Photo of mural in The Firehouse Community Arts Center in N. Lawndale, Chicago

In my very first YouTube video in 2020 I proclaimed that we could end systemic racism in my lifetime—if we had the collective will. People would joke with me, saying, at least I didn’t say next week. I’d respond back “And I don’t plan on living to 120!” 

I attend conferences, seminars, trainings, zoom gatherings and there will always be someone who says, “Not in my lifetime.” It doesn’t matter if it’s a mostly African American gathering or a white gathering or a diverse gathering. This is the mindset—not in my lifetime. 

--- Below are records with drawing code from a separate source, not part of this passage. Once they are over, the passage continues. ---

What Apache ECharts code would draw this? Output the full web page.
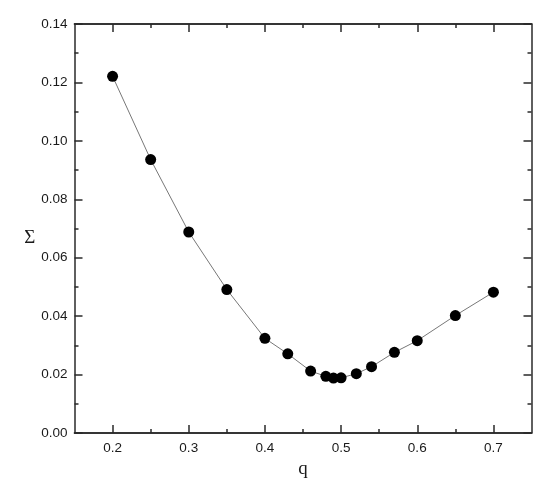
<!DOCTYPE html>
<html><head><meta charset="utf-8">
<script src="https://cdn.jsdelivr.net/npm/echarts@6/dist/echarts.min.js"></script>
<style>html,body{margin:0;padding:0;background:#fff}#c{width:560px;height:488px}</style>
</head><body><div id="c"></div>
<script>
const qValues = [0.20, 0.25, 0.30, 0.35, 0.40, 0.43, 0.46, 0.48, 0.49, 0.50, 0.52, 0.54, 0.57, 0.60, 0.65, 0.70];
const sigmaValues = [0.1221, 0.0936, 0.0688, 0.0491, 0.0324, 0.0271, 0.0212, 0.0194, 0.0188, 0.0189, 0.0203, 0.0227, 0.0276, 0.0316, 0.0402, 0.0482];
const xMajorTicks = [0.2, 0.3, 0.4, 0.5, 0.6, 0.7];
const xMinorTicks = [0.25, 0.35, 0.45, 0.55, 0.65];

const chart = echarts.init(document.getElementById('c'));
const lineC = '#2a2a2a';
const labelStyle = {color: '#1a1a1a', fontSize: 13.5, fontFamily: 'Liberation Sans, Arial, sans-serif'};
const baseX = {
  type: 'value', min: 0.15, max: 0.75, splitLine: {show: false},
  axisLine: {show: true, onZero: false, lineStyle: {color: lineC, width: 1.5}}
};
const baseY = {
  type: 'value', min: 0, max: 0.14, interval: 0.02, splitLine: {show: false},
  axisLine: {show: true, onZero: false, lineStyle: {color: lineC, width: 1.5}}
};
chart.setOption({
  animation: false,
  grid: {left: 74.5, right: 28.5, top: 24, bottom: 55, containLabel: false},
  xAxis: [
    Object.assign({}, baseX, {position: 'bottom', name: 'q', nameLocation: 'middle', nameGap: 16,
      nameTextStyle: {fontFamily: 'Liberation Serif, Times New Roman, serif', fontSize: 19, color: '#1a1a1a'},
      axisTick: {inside: true, length: 8, lineStyle: {color: lineC, width: 1.5}, customValues: xMajorTicks},
      axisLabel: Object.assign({margin: 8, customValues: xMajorTicks, formatter: v => v.toFixed(1)}, labelStyle)}),
    Object.assign({}, baseX, {position: 'top',
      axisTick: {inside: true, length: 8, lineStyle: {color: lineC, width: 1.5}, customValues: xMajorTicks},
      axisLabel: {show: false}}),
    Object.assign({}, baseX, {position: 'bottom',
      axisTick: {inside: true, length: 4, lineStyle: {color: lineC, width: 1.5}, customValues: xMinorTicks},
      axisLabel: {show: false}}),
    Object.assign({}, baseX, {position: 'top',
      axisTick: {inside: true, length: 4, lineStyle: {color: lineC, width: 1.5}, customValues: xMinorTicks},
      axisLabel: {show: false}})
  ],
  yAxis: [
    Object.assign({}, baseY, {position: 'left', name: 'Σ', nameLocation: 'middle', nameGap: 36, nameRotate: 0,
      nameTextStyle: {fontFamily: 'Liberation Serif, Times New Roman, serif', fontSize: 19, color: '#1a1a1a', verticalAlign: 'top'},
      axisTick: {inside: true, length: 8, lineStyle: {color: lineC, width: 1.5}},
      minorTick: {show: true, splitNumber: 2, length: 4, lineStyle: {color: lineC, width: 1.5}},
      axisLabel: Object.assign({margin: 7, formatter: v => v.toFixed(2)}, labelStyle)}),
    Object.assign({}, baseY, {position: 'right',
      axisTick: {inside: true, length: 8, lineStyle: {color: lineC, width: 1.5}},
      minorTick: {show: true, splitNumber: 2, length: 4, lineStyle: {color: lineC, width: 1.5}},
      axisLabel: {show: false}})
  ],
  series: [{
    type: 'line', xAxisIndex: 0, yAxisIndex: 0,
    data: qValues.map((q, i) => [q, sigmaValues[i]]),
    symbol: 'circle', symbolSize: 11,
    lineStyle: {color: '#777', width: 1},
    itemStyle: {color: '#000'}
  }]
});
</script></body></html>
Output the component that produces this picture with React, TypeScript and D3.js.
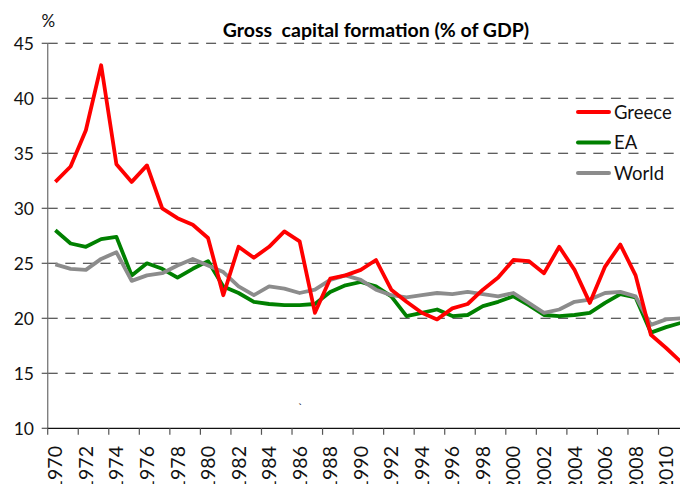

My thought was then, and is still—if you don’t believe it can happen in your lifetime it will not happen. The person speaking has already given up, having decided what the truth is and it doesn’t include racial liberation. And yes, I understand why. Just look at our history. We don’t have a great track record for progress. And systemic racism may not be dismantled in my lifetime and I can still work towards it as if it is possible.

Are we willing to write another story together—to live in a country where we have dismantled systemic racism?

What gives me hope? 

This current administration. Look at what Donald Trump and his administration have accomplished in just over 200 days. Astounding! 

I’m not talking about the harm it has caused—it’s the rate of change that has happened—his dismantling of policies and laws that have protected people for years and decades. Gone. Passing new legislation that will further harm countless more people. Signing executive orders.

I’m strictly speaking of what he and others who align with the Project 2025 agenda have been able to accomplish. It didn’t take generations. It is happening right now. 

As someone in my 70’s, I have shared that I didn’t think something like this could happen. Definitely not in my lifetime. And yet it is.  

Beware: Adolf Hitler came to power through Germany’s legal political process.

As a society we’ve been hypnotized, lulled into believing that it will take generations for any substantial change, positive and/or negative. That’s not the truth. 

How does this inform us? What does this tell us? The wheels of injustice and justice can move and do move quickly when people come together, united. 

Acting quickly removed decades of secrecy that had shielded police misconduct records from public view. For over forty years, New Yorkers had fought unsuccessfully to repeal Civil Rights Law 50-a, enacted in 1976 to block public access to law enforcement personnel records. Then George Floyd was murdered. Within days of a special legislative session, lawmakers repealed the law and Governor Cuomo signed it on June 12, 2020.

The real story isn't decades of bureaucratic delay—it was decades of political indifference. New York officials had never been genuinely interested in transparency and simply chose not to act. When the moment demanded it, change happened in days. It took a horrific murder that shocked the world to finally tear down a law that had thrived in secrecy for nearly half a century.

The process to pass the American Rescue Plan Act took about two weeks from the time it was introduced on February 24, 2021 to when President Biden signed it into law on March 11, 2021. It was part of the COVID-19 relief legislation. 

We have all experienced positive events that happen quickly, from everyday acts of kindness to scientific discoveries, through serendipity or a burst of human action, such as the fall of the Berlin Wall.

I trust there are ways to reach people, to compel people into action for the benefit of all without an event that shocks us, wallops us, into action.

We are a culture that says, I’ll believe it when I see it. That’s crazy! How do we challenge this thinking, this mindset? It’s self-defeating. And yes, throughout time, there are always people who don’t buy into this way of thinking and accomplish much in the world.

Do I trust we have the collective wisdom in this country to turn around what is happening now? Yes. Will it take work, commitment, education and a sense of urgency? Yes.

I think most people will agree that we are currently living in a country where people are experiencing at least two different realities. 

How do we captivate, entice, disarm, enchant, woo and fascinate people, communities, organizations to go beyond the existing mindsets that are destructive to one of unity? 

How do we unite all the people? 

How do we find radical common ground? 

What if we can forget the ‘facts’ and open up to something new, creating anew.

We can only create that which we are willing to imagine. Are we willing to imagine something wondrous together—a world where we all flourish?